Aquatica is very clearly a flOw knock off, so Aquatica is plagiarism if and only if the author did not explain that flOw inspired him.
All these terms have very different meanings with very different real purposes, but all cover an aspect of "depriving the creator".
Plagiarism the closest to theft by far because plagiarism deprives the creator of the credit due for their creation. Plagiarism has no legal status for various sound reasons, like being only indirectly tied to compensation and not being abused by large corporations, but society tries to punish it indirectly nevertheless.

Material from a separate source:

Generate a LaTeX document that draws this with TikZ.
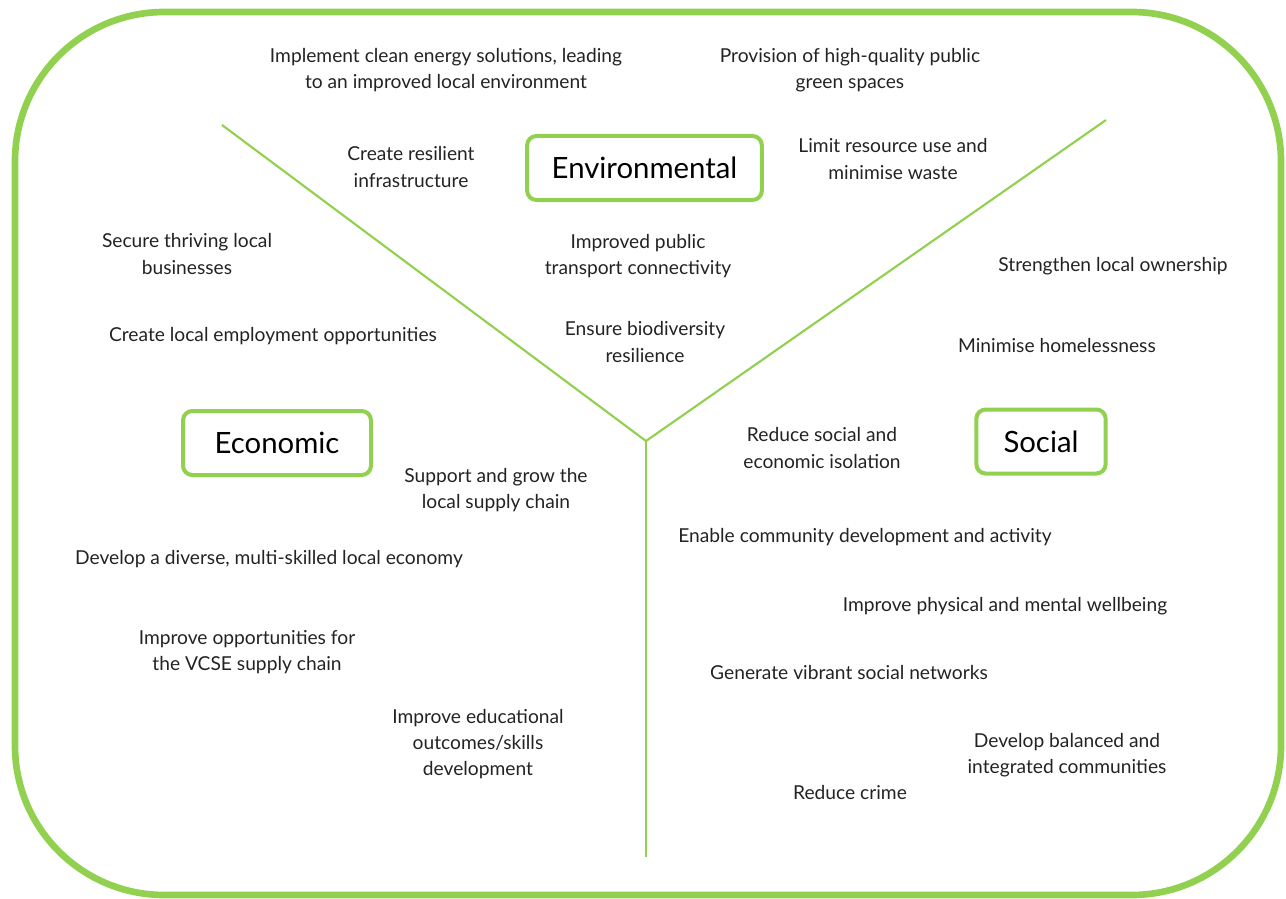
\documentclass[tikz,border=0pt]{standalone}
\usepackage{fontspec}
\setmainfont{Lato}
\definecolor{leafgreen}{RGB}{146,208,80}
\definecolor{inktext}{RGB}{35,35,35}
\tikzset{
  aim/.style={align=center,font=\fontsize{14.4}{19.8}\selectfont,text=inktext,inner sep=0pt},
  pillar/.style={draw=leafgreen,line width=3pt,rounded corners=7pt,font=\fontsize{22}{26}\selectfont,text=black,inner xsep=0pt,inner ysep=0pt},
  branch/.style={draw=leafgreen,line width=1.6pt}
}
\begin{document}
\begin{tikzpicture}[x=0.75pt,y=-0.75pt]
                    \useasboundingbox (0,0) rectangle (1286,899);
                    % outer frame
                    \draw[leafgreen,line width=5pt,rounded corners=112pt] (15,12) rectangle (1281,895);

                    % the Y
                    \coordinate (hub) at (646,441);
                    \coordinate (envL) at (222,125);
                    \coordinate (envR) at (1106,120);
                    \coordinate (foot) at (646,857);
                    \draw[branch] (envL) -- (hub) -- (envR);
                    \draw[branch] (hub) -- (foot);

                    % pillars
                    \node[pillar,minimum width=176pt,minimum height=48pt] (environmental) at (644.5,168) {Environmental};
                    \node[pillar,minimum width=141pt,minimum height=48pt] (economic) at (277,443) {Economic};
                    \node[pillar,minimum width=97pt,minimum height=48pt] (social) at (1041,441.5) {Social};

                    % environmental aims
                    \node[aim] (cleanenergy) at (446,70) {Implement clean energy solutions, leading\\to an improved local environment};
                    \node[aim] (greenspace) at (850,70) {Provision of high-quality public\\green spaces};
                    \node[aim] (resilient) at (411,167) {Create resilient\\infrastructure};
                    \node[aim] (resource) at (893,159) {Limit resource use and\\minimise waste};
                    \node[aim] (transport) at (638,256) {Improved public\\transport connectivity};
                    \node[aim] (biodiversity) at (645,342) {Ensure biodiversity\\resilience};

                    % economic aims
                    \node[aim] (business) at (187,254) {Secure thriving local\\businesses};
                    \node[aim] (employment) at (273,336) {Create local employment opportunities};
                    \node[aim] (supply) at (496,490) {Support and grow the\\local supply chain};
                    \node[aim] (diverse) at (269,559) {Develop a diverse, multi-skilled local economy};
                    \node[aim] (vcse) at (247,652) {Improve opportunities for\\the VCSE supply chain};
                    \node[aim] (education) at (478,744) {Improve educational\\outcomes/skills\\development};

                    % social aims
                    \node[aim] (ownership) at (1113,266) {Strengthen local ownership};
                    \node[aim] (homeless) at (1057,346) {Minimise homelessness};
                    \node[aim] (isolation) at (822,448) {Reduce social and\\economic isolation};
                    \node[aim] (community) at (865,537) {Enable community development and activity};
                    \node[aim] (wellbeing) at (1005,606) {Improve physical and mental wellbeing};
                    \node[aim] (networks) at (849,673) {Generate vibrant social networks};
                    \node[aim] (balanced) at (1067,755) {Develop balanced and\\integrated communities};
                    \node[aim] (crime) at (850,793) {Reduce crime};

                \end{tikzpicture}
\end{document}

Copyright exists solely to prevent those who control distribution channels from distributing works without compensating the creators. Copyright is vastly further from theft than plagiarism since the creator has far less intrinsic right to distribution than to credit. Copyright has legal status because (a) the criteria is fairly well defined and (b) publishers will never reward authors otherwise. Btw, copyright is basically functioning correctly when shutting down commercial distribution channels like Napster and TPB who have no intention of compensating creators, but copyright is being grossly misused when attacking individual file sharers.
Patents exist solely to protect the investments of venture capitalists while creating new industries. Patents are by far the furthest IP device from "theft" since they protect venture capitalists not creators. Patents are more just a contract between society and the capitalist that says "If you fund this, then we'll grant you a monopoly for a few years." Clearly patents have also drifted extremely far from their original purpose, now functioning more as a "currency" between businesses.
I can distinguish it, but don't really care.
A good game is a good game regardless of who wrote it, or who came up with the original idea. The logo on the box is unimportant.